We've actually talked a lot about this type of thing before, so I would definitely do some searching on the forum for past responses.

I don't have the time to answer with all the specific gear possibilities (ie. brand, model); you'll have to do the research to see what's out there now and that fits your budget.

To go with something that will give you a lot of versatility, you'll want to go with a condenser mics for the overheads and XLR cables. Mixer wise, you can go with something like the Alesis Multimix 8 USB 2.0 FX 8-Channel Mixer with FX and 24-bit recording ($300), running it to your computer and using the music editing software of your choice ... or ... purchase a DIGI 003 Workstation ($2,000) which comes with Pro Tools LE, and run that to your computer.

Mic-pres in either of these units will work, however you do get what you pay for; the DIGI 003 has far better mic-pres.

Plug your metronome into the mixer using whatever cables you want, depending on the output of your metronome. Both of the mixers I mentioned can receive 1/4" or RCA inputs for the mixer. You can also generate the metronome for your DAW software.
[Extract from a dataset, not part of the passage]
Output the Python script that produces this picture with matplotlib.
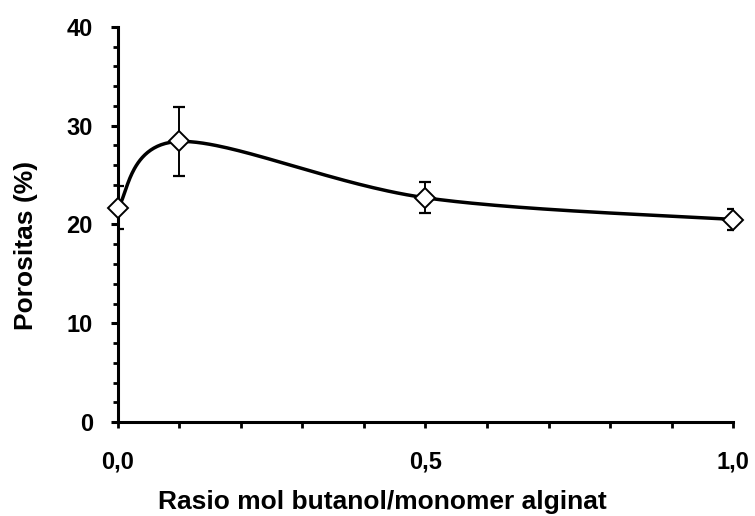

Typically, if you are going to be doing any EQ cutting or boosting, you want to do that in post-production if possible. You want a good, clean, raw audio track for each instrument, messing with the EQ only when necessary based on what you need when adding all the voices together. If you EQ your inputs and track that, then you are stuck with that ... and still may need to EQ even more which reduces the overall quality of the final product. With proper tuning of the drums, good mic placement, quality mic-pres, and an appropriate tracking room, you shouldn't need to do a lot of EQing ... in most cases. Try to get great raw audio recorded.

Read some reviews on the gear you are considering. Be watchful of issues with latency which will be a problem if you are tracking while monitoring yourself through the computer. If you only use the computer to record, you can always monitor your drums and metronome from the mixer.